None of those spurious national states was Islamic in the sense in which Crusaders like Susan Philips (and David Quinn) use the word. The 'Islamist' development occurred separately through the Wahhabi revival which consolidated itself in what is now Saudi Arabia. Britain in the 1920s protected its puppet states from the Wahhabi expansion northwards (mowing the Wahhabis down in the desert with machine guns), and then formed a close alliance with Wahhabi fundamentalism in order to secure its position in the region—as the US did a short time later.

Britain governed India for centuries, and in the late 19th century it recruited Irishmen from the Christian Brothers Schools to take part in its Indian administration. Two of them wrote books about it, which our present-day admirers of the British Empire prefer to ignore.

One of them was Sir Michael O'Dwyer from Tipperary, who was the civil Governor responsible for the Amritsar massacre after World War I. He justified the massacre in his Memoirs, and urged the British Government to put down charlatans like Gandhi with a strong hand.

The other was Charles James O'Donnell, who joined the Indian administration with the intention of improving the world. He resigned his position in the early 1900s on that grounds that, under Lord Curzon's Viceroyalty, England began to lay the basis for ruling by the manipulation of religious conflict, setting Muslim against Hindu. When joining the Empire he had understood its purpose to be the fostering of a civil society stratum drawn from all religious sources to be an Indian governing class. Two generations later, Britain presided over the Partition of India in the course of which a million people died while the British self-righteously washed their hands of responsibility for the outcome of centuries of British government.

At the same time it washed its hands of responsibility for the product of its Palestine policy.
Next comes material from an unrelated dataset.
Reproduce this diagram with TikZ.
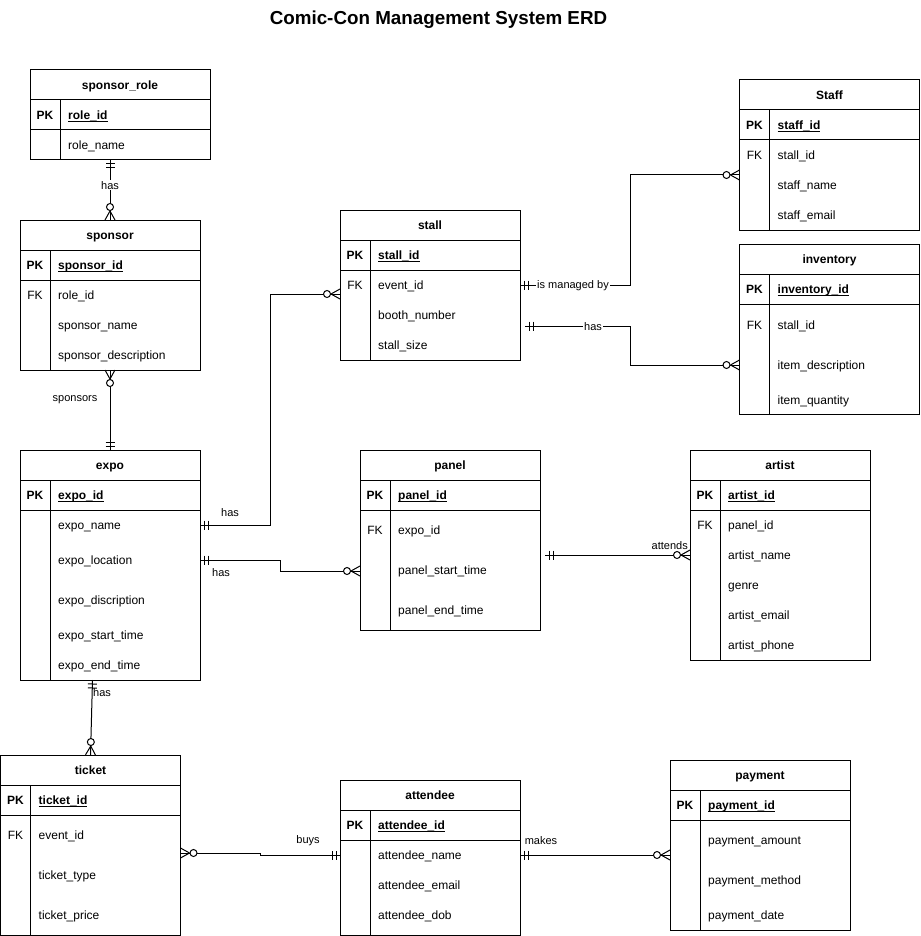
\documentclass[tikz,border=0pt]{standalone}
\usepackage{fontspec}
\setmainfont{Liberation Sans}
\usetikzlibrary{arrows.meta,calc}

\pgfdeclarearrow{
  name = crowzero,
  setup code = {
    \pgfarrowssettipend{0pt}
    \pgfarrowssetlineend{0pt}
    \pgfarrowssetbackend{-17pt}
    \pgfarrowssetvisualbackend{-17pt}
    \pgfarrowshullpoint{0pt}{5pt}
    \pgfarrowshullpoint{0pt}{-5pt}
    \pgfarrowshullpoint{-17pt}{0pt}
  },
  drawing code = {
    \pgfsetdash{}{0pt}
    \pgfpathmoveto{\pgfpoint{-9pt}{0pt}}
    \pgfpathlineto{\pgfpoint{0pt}{5pt}}
    \pgfpathmoveto{\pgfpoint{-9pt}{0pt}}
    \pgfpathlineto{\pgfpoint{0pt}{-5pt}}
    \pgfusepathqstroke
    \pgfsetfillcolor{white}
    \pgfpathcircle{\pgfpoint{-13pt}{0pt}}{3.5pt}
    \pgfusepathqfillstroke
  }
}
\pgfdeclarearrow{
  name = mone,
  setup code = {
    \pgfarrowssettipend{0pt}
    \pgfarrowssetlineend{0pt}
    \pgfarrowssetbackend{-9pt}
    \pgfarrowssetvisualbackend{-9pt}
    \pgfarrowshullpoint{0pt}{5pt}
    \pgfarrowshullpoint{0pt}{-5pt}
    \pgfarrowshullpoint{-9pt}{0pt}
  },
  drawing code = {
    \pgfsetdash{}{0pt}
    \pgfpathmoveto{\pgfpoint{-4pt}{-4.5pt}}
    \pgfpathlineto{\pgfpoint{-4pt}{4.5pt}}
    \pgfpathmoveto{\pgfpoint{-8pt}{-4.5pt}}
    \pgfpathlineto{\pgfpoint{-8pt}{4.5pt}}
    \pgfusepathqstroke
  }
}

\newcommand\pkul[1]{\setbox0\hbox{#1}\rlap{\rule[-2.3pt]{\wd0}{0.9pt}}\box0}

\tikzset{
  tbl/.style={draw, line width=1pt, minimum width=180pt, inner sep=0pt, outer sep=0pt},
  tline/.style={line width=1pt},
  basetxt/.style={inner sep=0pt, text height=8.3pt, text depth=0pt},
  hdr/.style={basetxt, font=\bfseries\fontsize{12}{14}\selectfont},
  keypk/.style={basetxt, font=\bfseries\fontsize{12}{14}\selectfont},
  keyfk/.style={basetxt, font=\fontsize{12}{14}\selectfont},
  pktxt/.style={basetxt, anchor=west, font=\bfseries\fontsize{12}{14}\selectfont},
  fld/.style={basetxt, anchor=west, font=\fontsize{12}{14}\selectfont},
  lbl/.style={inner sep=1pt, font=\fontsize{11}{13}\selectfont},
  lblbg/.style={lbl, fill=white},
  conn/.style={line width=1pt, draw=black},
}

% #1 name, #2 x, #3 y, #4 height, #5 title, #6 pk field
\newcommand\ertable[6]{%
  \node[tbl, minimum height=#4pt, anchor=north west] (#1) at (#2,#3) {};
  \draw[tline] (#2,#3+30) -- ++(180,0);
  \draw[tline] (#2,#3+60) -- ++(180,0);
  \draw[tline] (#2+30,#3+30) -- (#2+30,#3+#4);
  \node[hdr] (#1-title) at (#2+90,#3+15) {#5};
  \node[keypk] (#1-pkkey) at (#2+15,#3+45) {PK};
  \node[pktxt] (#1-pk) at (#2+38,#3+45) {\pkul{#6}};
}
% #1 name, #2 table x, #3 y, #4 text
\newcommand\erfield[4]{%
  \node[fld] (#1) at (#2+38,#3) {#4};
}
% #1 name, #2 table x, #3 y
\newcommand\erfk[3]{%
  \node[keyfk] (#1) at (#2+15,#3) {FK};
}

\begin{document}
\begin{tikzpicture}[x=1pt,y=-1pt]
\useasboundingbox (0,0) rectangle (920,936);

\node[font=\bfseries\fontsize{18.8}{22}\selectfont, inner sep=0pt] (title) at (438.5,20) {Comic-Con Management System ERD};

% sponsor_role
\ertable{sponsorrole}{30}{70}{90}{sponsor\_role}{role\_id}
\erfield{sr-name}{30}{145}{role\_name}

% sponsor
\ertable{sponsor}{20}{220}{150}{sponsor}{sponsor\_id}
\erfk{sp-fk}{20}{295}
\erfield{sp-role}{20}{295}{role\_id}
\erfield{sp-name}{20}{325}{sponsor\_name}
\erfield{sp-desc}{20}{355}{sponsor\_description}

% expo
\ertable{expo}{20}{450}{230}{expo}{expo\_id}
\erfield{ex-name}{20}{525}{expo\_name}
\erfield{ex-loc}{20}{560}{expo\_location}
\erfield{ex-desc}{20}{600}{expo\_discription}
\erfield{ex-start}{20}{635}{expo\_start\_time}
\erfield{ex-end}{20}{665}{expo\_end\_time}

% ticket
\ertable{ticket}{0.5}{755}{180}{ticket}{ticket\_id}
\erfk{tk-fk}{0.5}{835}
\erfield{tk-ev}{0.5}{835}{event\_id}
\erfield{tk-type}{0.5}{875}{ticket\_type}
\erfield{tk-price}{0.5}{915}{ticket\_price}

% stall
\ertable{stall}{340}{210}{150}{stall}{stall\_id}
\erfk{st-fk}{340}{285}
\erfield{st-ev}{340}{285}{event\_id}
\erfield{st-booth}{340}{315}{booth\_number}
\erfield{st-size}{340}{345}{stall\_size}

% panel
\ertable{panel}{360}{450}{180}{panel}{panel\_id}
\erfk{pn-fk}{360}{530}
\erfield{pn-expo}{360}{530}{expo\_id}
\erfield{pn-start}{360}{570}{panel\_start\_time}
\erfield{pn-end}{360}{610}{panel\_end\_time}

% Staff
\ertable{staff}{739.5}{80}{150}{Staff}{staff\_id}
\erfk{sf-fk}{739.5}{155}
\erfield{sf-stall}{739.5}{155}{stall\_id}
\erfield{sf-name}{739.5}{185}{staff\_name}
\erfield{sf-email}{739.5}{215}{staff\_email}

% inventory
\ertable{inventory}{739.5}{244}{170}{inventory}{inventory\_id}
\erfk{iv-fk}{739.5}{325}
\erfield{iv-stall}{739.5}{325}{stall\_id}
\erfield{iv-desc}{739.5}{365}{item\_description}
\erfield{iv-qty}{739.5}{400}{item\_quantity}

% artist
\ertable{artist}{690}{450}{210}{artist}{artist\_id}
\erfk{ar-fk}{690}{525}
\erfield{ar-panel}{690}{525}{panel\_id}
\erfield{ar-name}{690}{555}{artist\_name}
\erfield{ar-genre}{690}{585}{genre}
\erfield{ar-email}{690}{615}{artist\_email}
\erfield{ar-phone}{690}{645}{artist\_phone}

% attendee
\ertable{attendee}{340}{780}{155}{attendee}{attendee\_id}
\erfield{at-name}{340}{855}{attendee\_name}
\erfield{at-email}{340}{885}{attendee\_email}
\erfield{at-dob}{340}{915}{attendee\_dob}

% payment
\ertable{payment}{670}{760}{170}{payment}{payment\_id}
\erfield{pm-amount}{670}{840}{payment\_amount}
\erfield{pm-method}{670}{880}{payment\_method}
\erfield{pm-date}{670}{915}{payment\_date}

% ---------- connectors ----------
\draw[conn,{mone}-{crowzero}] (sponsorrole.south -| sponsor.north) -- node[lblbg,pos=0.42] (l-srhas) {has} (sponsor.north);

\draw[conn,{crowzero}-{mone}] (sponsor.south) -- (expo.north);
\node[lbl] (l-sponsors) at (75,400) {sponsors};

\draw[conn,{mone}-{crowzero}] (expo.east |- ex-name) -| (270,294) -- (stall.west |- 0,294);
\node[lbl] (l-exst) at (230,513) {has};

\draw[conn,{mone}-{crowzero}] (expo.east |- ex-loc) -| (280,571) -- (panel.west |- 0,571);
\node[lbl] (l-expn) at (221,573) {has};

\draw[conn,{mone}-{crowzero}] ($(expo.south -| ticket.north)+(2,0)$) -- (ticket.north);
\node[lbl,anchor=west] (l-extk) at (92,693) {has};

\draw[conn,{mone}-{crowzero}] (stall.east |- st-ev) -| (630,175) -- (staff.west |- 0,175);
\node[lblbg] (l-stsf) at (573,286) {is managed by};

\draw[conn,shorten <=5pt,{mone}-{crowzero}] (stall.east |- 0,326) -| (630,365) -- (inventory.west |- 0,365);
\node[lblbg] (l-stiv) at (593,327) {has};

\draw[conn,shorten <=5pt,{mone}-{crowzero}] (panel.east |- 0,555) -- (artist.west |- 0,555);
\node[lbl,anchor=east] (l-pnar) at (689,546) {attends};

\draw[conn,{crowzero}-{mone}] (ticket.east |- 0,853) -- (260,853) -- (260,855) -- (attendee.west |- 0,855);
\node[lbl] (l-tkat) at (308,841) {buys};

\draw[conn,{mone}-{crowzero}] (attendee.east |- 0,855) -- (payment.west |- 0,855);
\node[lbl] (l-atpm) at (541,841) {makes};

\end{tikzpicture}
\end{document}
It had built up a big Jewish population in Palestine, though it was still far short of being a majority (while of course not opening its own borders to Jews).

The Jewish minority turned on its patron. It made a declaration of independence and launched a terrorist campaign in support of it. In the face of that campaign Britain gave up responsibility for the Zionist project that it had launched in 1917 with the Balfour Declaration. It handed over the project to the United Nations, but used its Veto to prevent it becoming the business of the Security Council—where it would still have responsibility for it. It became the business of the General Assembly, which had no executive powers. There were few states in the UN then. A few European states, the white Colonies, and the USA and the USSR, with their client states, acting as the world community, authorised the establishment of a Jewish State in Palestine. It set out borders for that state, which it had no means of enforcing. The Jewish colony quickly spread beyond those borders set by the UN, and hardly anyone now remembers what they were. Further Jewish colonisation of the residue of Palestine continues down to the present day under effective UN authority in the shape of the US veto.

Susan Philips had a go at Hamas (for winning an election and not letting itself be swindled out of the result by Fatah, which is now armed with US/UK weapons and Intelligence) in the Irish Times on 22nd August. On the same day one of the Jewish terrorists who made war on Britain in 1945-7 had an article published in the Financial Times in which, although he is now a Harvard Professor, Amitai Etzioni disdained the great humbug of our time by presenting himself as a successful Jewish terrorist. (This can be read at: <> .)

Ireland is now fully implicated in the humbug as an active member of the EU. It is doing its best to make life miserable for Palestinians in Gaza in the hope of inducing them to sell their souls. Is there any good reason why this should not be called Souperism?

Europe atones for making a sacrifice of the Jews by making the Palestine Arabs a sacrifice to the Jews. And Ireland with its ersatz Europeanism is doing its bit.